Fast-forward to last October, when Jim Leyland was managing in the World Series, something he never accomplished in his 11 seasons with the Pirates. His team, of course, was the Detroit Tigers, three years removed from their pathetic showing, having improved by 52 wins in that span. The development of a number of good young pitchers, combined with the acquisition of some savvy veterans - including Upper St. Clair's own Sean Casey, plucked from the Pirates in midseason - unexpectedly pulled the Tigers out of a long mire.

If they have a shot at repeating is anyone's guess, but quite a few baseball analysts expect Detroit to be right in the thick of things again this year.

Detroit is well within driving distance of Pittsburgh. A whole lot of people from this area made the commute when the Steelers played there in Super Bowl XL, a little over a year ago. (Doesn't it seem like longer ago?) In the baseball world, at least prior to 2006, the cities were comparable, with a dwindling fan base because no one expected the respective teams to be anything near competitive, year after year.

We've seen what happened in Detroit. When will it be Pittsburgh's turn?

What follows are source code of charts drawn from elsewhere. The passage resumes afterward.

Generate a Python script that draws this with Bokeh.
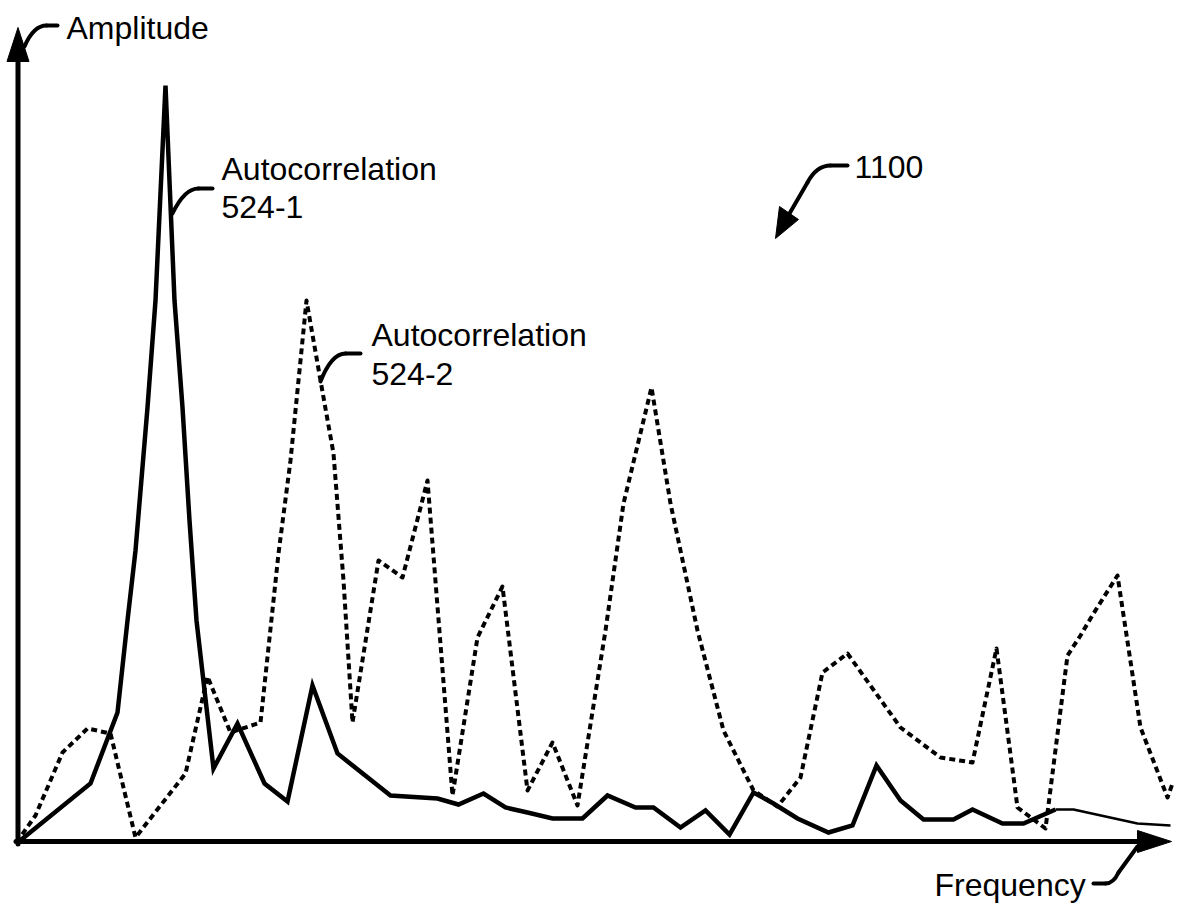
from bokeh.plotting import figure
from bokeh.models import Range1d, Label
from bokeh.embed import file_html
from bokeh.resources import INLINE

# ---- data (frequency index, amplitude) ----
freq_1 = [0, 74, 101, 111, 119, 131, 139, 149, 158, 166, 173, 180, 197, 221, 248, 271,
          296, 321, 374, 421, 442, 467, 489, 511, 536, 566, 591, 619, 637, 664, 689, 713,
          737, 757, 781, 812, 836, 860, 884, 907, 937, 956, 986, 1007, 1039, 1057, 1121, 1154]
amp_1 = [0, 60, 131, 223, 293, 436, 543, 758, 543, 436, 323, 223, 75, 120, 60, 42,
         158, 90, 48, 45, 39, 50, 36, 31, 25, 25, 48, 36, 36, 16, 33, 9,
         51, 40, 25, 11, 18, 78, 43, 24, 24, 34, 20, 20, 34, 34, 20, 18]

freq_2 = [0, 19, 46, 71, 94, 119, 169, 191, 214, 244, 262, 274, 290, 304, 317, 327,
          336, 362, 386, 411, 436, 461, 486, 511, 536, 561, 589, 607, 635, 654, 681, 707,
          737, 761, 784, 806, 831, 884, 924, 956, 980, 1001, 1029, 1051, 1064, 1077, 1101,
          1124, 1151, 1156]
amp_2 = [1, 28, 91, 115, 110, 6, 70, 167, 111, 121, 290, 383, 543, 463, 390, 263,
         121, 283, 266, 363, 48, 206, 257, 53, 101, 38, 213, 340, 456, 340, 213, 113,
         53, 37, 66, 171, 190, 116, 86, 81, 195, 36, 15, 188, 208, 230, 268,
         116, 46, 60]

labels = {
    "amp": "Amplitude",
    "freq": "Frequency",
    "ac1": ["Autocorrelation", "524-1"],
    "ac2": ["Autocorrelation", "524-2"],
    "fig": "1100",
}

W, H = 1181, 905
p = figure(width=W, height=H, output_backend="svg", toolbar_location=None,
           x_range=Range1d(-16, W - 16), y_range=Range1d(843 - H, 843),
           min_border=0, background_fill_color="white", border_fill_color="white")
p.axis.visible = False
p.grid.visible = False
p.outline_line_color = None


def S(x, y):
    """picture pixel position -> data coordinates (decorations only)"""
    return x - 16, 843 - y


def seg(a, b, w=4):
    (x0, y0), (x1, y1) = S(*a), S(*b)
    p.segment(x0=[x0], y0=[y0], x1=[x1], y1=[y1], line_color="black", line_width=w,
              line_cap="round")


def quad(a, c, b, w=4):
    (x0, y0), (cx, cy), (x1, y1) = S(*a), S(*c), S(*b)
    p.quadratic(x0=[x0], y0=[y0], x1=[x1], y1=[y1], cx=[cx], cy=[cy],
                line_color="black", line_width=w, line_cap="round")


def tri(pts):
    xs, ys = zip(*[S(*q) for q in pts])
    p.patch(list(xs), list(ys), fill_color="black", line_color="black", line_width=1)


# axes with arrowheads
seg((17.5, 843.5), (17.5, 58), 5)
seg((15.5, 841), (1140, 841), 5)
tri([(17.5, 27), (6.5, 61), (28.5, 61)])
tri([(1171, 841), (1137, 830), (1137, 852)])

# data lines
cut = freq_1.index(1039) + 1
p.line(freq_1[:cut], amp_1[:cut], line_color="black", line_width=4.5, line_join="miter")
p.line(freq_1[cut - 1:], amp_1[cut - 1:], line_color="black", line_width=2.5)
p.line(freq_2, amp_2, line_color="black", line_width=4, line_dash="6 4",
       line_join="round")

# leaders
quad((24, 46), (33, 25), (46, 25))
seg((46, 25), (57, 25))
quad((172, 213), (184, 188), (198, 188))
seg((198, 188), (212, 188))
quad((320, 381), (331, 353), (345, 353))
seg((345, 353), (360, 353))
seg((847, 165), (830, 165))
quad((830, 165), (816, 165), (807, 182))
seg((807, 182), (789, 213))
tri([(775, 238), (779, 206), (798, 219)])
seg((1093, 883), (1105, 883))
quad((1105, 883), (1113, 883), (1118, 872))
seg((1118, 872), (1137, 846))

FONT = "Liberation Sans"
DY = 9  # label baseline correction


def lab(text, x, y):
    X, Y = S(x, y - DY)
    p.add_layout(Label(x=X, y=Y, text=text, text_font=FONT, text_font_size="32px",
                       text_color="black", text_baseline="alphabetic", text_align="left"))


lab(labels["amp"], 66, 36)
lab(labels["ac1"][0], 221, 177)
lab(labels["ac1"][1], 221, 215)
lab(labels["ac2"][0], 371, 343)
lab(labels["ac2"][1], 371, 382)
lab(labels["fig"], 854, 175)
lab(labels["freq"], 934, 893)

open("out.html", "w").write(file_html(p, INLINE))
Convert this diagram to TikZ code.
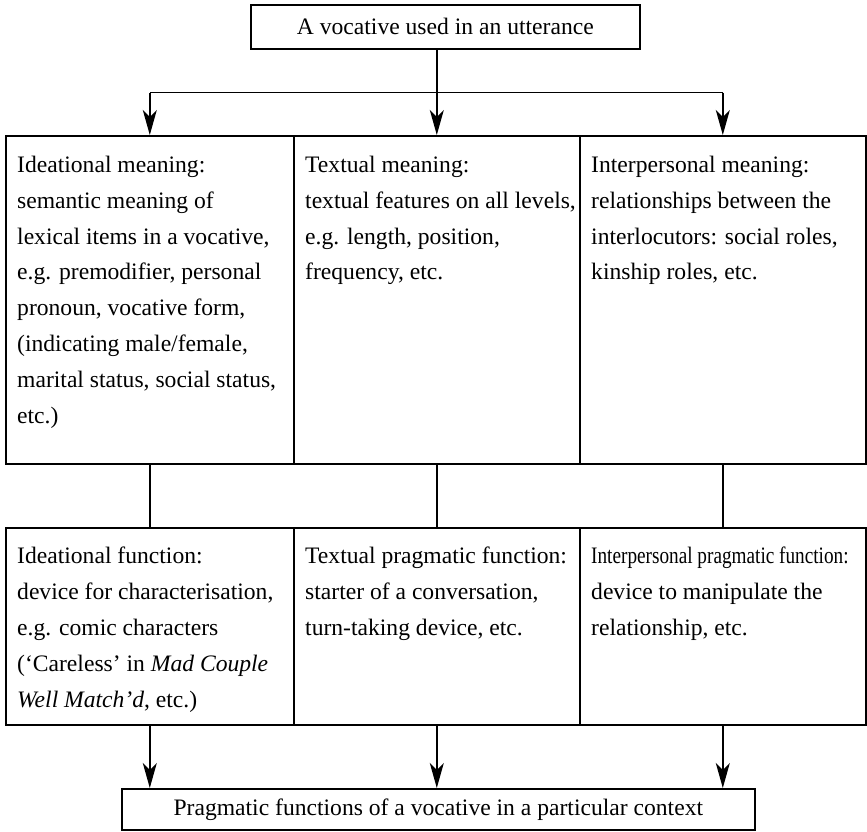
\documentclass[tikz,border=0pt]{standalone}
\usepackage{fontspec}
\setmainfont{Liberation Serif}
\usetikzlibrary{arrows.meta}
\begin{document}
\begin{tikzpicture}[x=1pt,y=-1pt,
  box/.style={draw, line width=1.6pt, inner sep=0pt, anchor=north west},
  txt/.style={anchor=north west, inner sep=0pt, align=left, font=\fontsize{23.6pt}{35.8pt}\selectfont},
  conn/.style={line width=1.6pt},
  arr/.style={conn, -{Stealth[length=25pt,width=14pt,inset=7pt]}}]
\useasboundingbox (0,0) rectangle (867,831);
% boxes
\node[box, minimum width=389pt, minimum height=44pt, font=\fontsize{23.6pt}{28pt}\selectfont] (top) at (250,4) {A vocative used in an utterance};
\node[box, minimum width=288pt, minimum height=328pt] (ul) at (5,135) {};
\node[box, minimum width=286pt, minimum height=328pt] (um) at (293,135) {};
\node[box, minimum width=286pt, minimum height=328pt] (ur) at (579,135) {};
\node[box, minimum width=288pt, minimum height=197pt] (ll) at (5,527) {};
\node[box, minimum width=286pt, minimum height=197pt] (lm) at (293,527) {};
\node[box, minimum width=286pt, minimum height=197pt] (lr) at (579,527) {};
\node[box, minimum width=633pt, minimum height=41pt, font=\fontsize{23.6pt}{28pt}\selectfont] (bot) at (121,788) {Pragmatic functions of a vocative in a particular context};
% texts
\node[txt] (ult) at (17,156) {Ideational meaning:\\semantic meaning of\\lexical items in a vocative,\\e.g. premodifier, personal\\pronoun, vocative form,\\(indicating male/female,\\marital status, social status,\\etc.)};
\node[txt] (umt) at (305,156) {Textual meaning:\\textual features on all levels,\\e.g. length, position,\\frequency, etc.};
\node[txt] (urt) at (591,156) {Interpersonal meaning:\\relationships between the\\interlocutors: social roles,\\kinship roles, etc.};
\node[txt] (llt) at (17,547) {Ideational function:\\device for characterisation,\\e.g. comic characters\\(‘Careless’ in \textit{Mad Couple}\\\textit{Well Match’d}, etc.)};
\node[txt] (lmt) at (305,547) {Textual pragmatic function:\\starter of a conversation,\\turn-taking device, etc.};
\node[txt] (lrt) at (591,547) {\scalebox{0.815}[1]{Interpersonal pragmatic function:}\\device to manipulate the\\relationship, etc.};
% connectors
\path (top.south -| um.north) ++(0,43) coordinate (j);
\draw[conn] (top.south -| um.north) -- (j);
\draw[arr] (j) -- (um.north);
\draw[conn] (j -| ul.north) -- (j -| ur.north);
\draw[arr] (j -| ul.north) -- (ul.north);
\draw[arr] (j -| ur.north) -- (ur.north);
\draw[conn] (ul.south) -- (ll.north);
\draw[conn] (um.south) -- (lm.north);
\draw[conn] (ur.south) -- (lr.north);
\draw[arr] (ll.south) -- (ll.south |- bot.north);
\draw[arr] (lm.south) -- (lm.south |- bot.north);
\draw[arr] (lr.south) -- (lr.south |- bot.north);
\end{tikzpicture}
\end{document}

The 2007 version of the Pirates includes several elements that can lead to optimism: an established 30-homer, 100-RBI slugger (Jason Bay); the defending National League batting champion (Freddy Sanchez); a No. 1 draft pick who actually might live up to his potential (Andrew McCutchen); and a starting rotation of under-30 types (Duke, Maholm, Snell, Gorzelanny, Armas) who actually might pitch a few seasons without hurting their arms.

Can they represent the nucleus of another worst-to-first story?

Sure they can. Sometimes the planets align just right.

But more often they're scattered all around the solar system, and it's business as usual. So look for the Pirates to, as usual, lose more than they win in '07.

And if they do the same in '08 and '09, they Pirates will set their own record: most consecutive losing seasons.

If I take another trip to Europe, maybe I'll miss that.